Most material in the moon’s comet-like tail of sodium atoms, not seen here, were boosted off the moon by micrometeorite impacts, new studies suggest.

Joel Kowsky/NASA

To accompany “Scientists discover likely source of the moon’s faint yellow tail

SCIENCE

Before Reading:

1.  Why does the moon’s appearance from Earth differ based on it’s phases? What causes the phase known as new moon?

2.  What are meteors and where do they come from?

During Reading:

1.  What gives the moon’s tail its color. When was that tail first discovered?
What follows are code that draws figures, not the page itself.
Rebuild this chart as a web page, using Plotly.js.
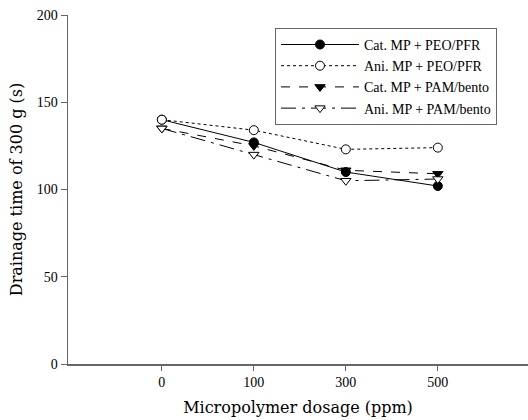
<!DOCTYPE html>
<html><head><meta charset="utf-8">
<script src="https://cdn.plot.ly/plotly-3.0.1.min.js"></script>
<style>html,body{margin:0;padding:0;background:#fff}#plot{width:528px;height:420px}</style>
</head><body><div id="plot"></div>
<script>
const dosageLabels = ["0", "100", "300", "500"];
const catPEO = [140, 127, 110, 102];
const aniPEO = [140, 134, 123, 124];
const catPAM = [135, 125, 111, 109];
const aniPAM = [135, 120, 105, 106];
const seriesNames = ["Cat. MP + PEO/PFR", "Ani. MP + PEO/PFR", "Cat. MP + PAM/bento", "Ani. MP + PAM/bento"];

const idx = dosageLabels.map((_, i) => i);
const font = {family: "Liberation Serif, serif", color: "#000"};
const titleFont = {family: "DejaVu Serif, serif", color: "#000", size: 16};
function tr(y, name, dash, sym, open) {
  return {x: idx, y: y, name: name, mode: "lines+markers", type: "scatter",
    line: {color: "#000", width: 1, dash: dash},
    marker: {symbol: sym, size: 9, color: open ? "#fff" : "#000", line: {color: "#000", width: 1}}};
}
const data = [
  tr(catPEO, seriesNames[0], "solid", "circle", false),
  tr(aniPEO, seriesNames[1], "dot", "circle", true),
  tr(catPAM, seriesNames[2], "dash", "triangle-down", false),
  tr(aniPAM, seriesNames[3], "longdashdot", "triangle-down", true)
];
const layout = {
  width: 528, height: 420,
  margin: {l: 68, r: 0, t: 15, b: 56},
  paper_bgcolor: "#fff", plot_bgcolor: "#fff",
  font: Object.assign({size: 14}, font),
  showlegend: true,
  legend: {x: 0.45, y: 0.963, xanchor: "left", yanchor: "top", bordercolor: "#666", borderwidth: 1,
    font: Object.assign({size: 14}, font), itemwidth: 78, tracegroupgap: 0, bgcolor: "#fff"},
  xaxis: {range: [-1.02, 3.98], tickvals: idx, ticktext: dosageLabels, showgrid: false, zeroline: false,
    showline: true, linecolor: "#666", linewidth: 1.5, ticks: "outside", ticklen: 5, tickcolor: "#666",
    title: {text: "Micropolymer dosage (ppm)", font: titleFont, standoff: 12},
    tickfont: Object.assign({size: 14}, font)},
  yaxis: {range: [0, 200], tickvals: [0, 50, 100, 150, 200], showgrid: false, zeroline: false,
    showline: true, linecolor: "#666", linewidth: 1.5, ticks: "outside", ticklen: 6, tickcolor: "#666",
    title: {text: "Drainage time of 300 g (s)", font: titleFont, standoff: 10},
    tickfont: Object.assign({size: 14}, font)}
};
Plotly.newPlot("plot", data, layout, {displayModeBar: false, staticPlot: true});
</script></body></html>
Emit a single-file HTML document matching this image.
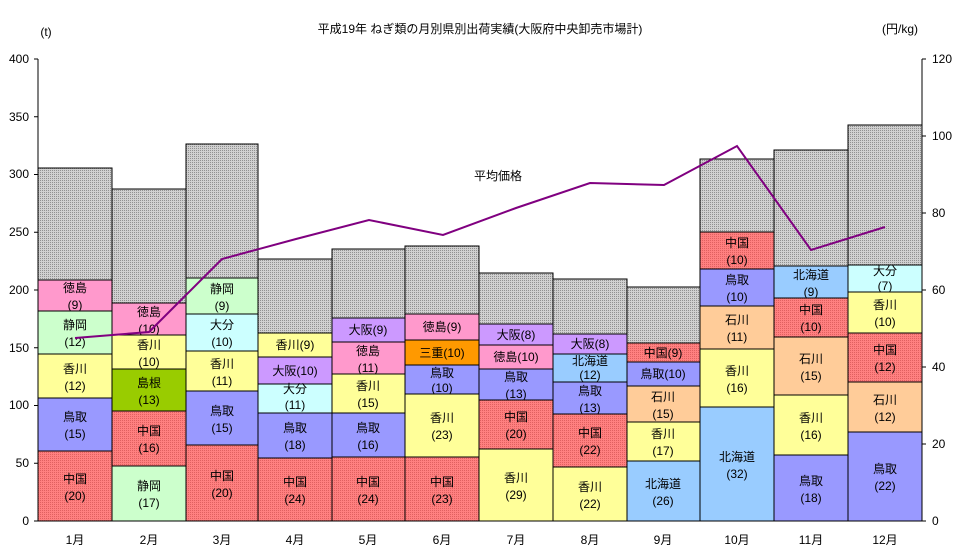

2.  What were at least three suggestions that scientists had offered the past as possible explanations for this tail?

3.  Why do more micrometeorites land on the moon than on Earth?

4.  How does the position of the moon’s tail, relative to the sun, make it like a comet’s tail? What is responsible for the tail’s direction?

5.  What role does Earth’s gravity have in making the tail most visible during a new moon?

6.  What did the computer model by the researchers at Kyung-Hee University show about the moon’s tail?

After Reading:

1.  The story says that Earth periodically sweeps through moon’s tail. Do you think that’s dangerous? Explain your answer, based in part some of the ideas you read in the story.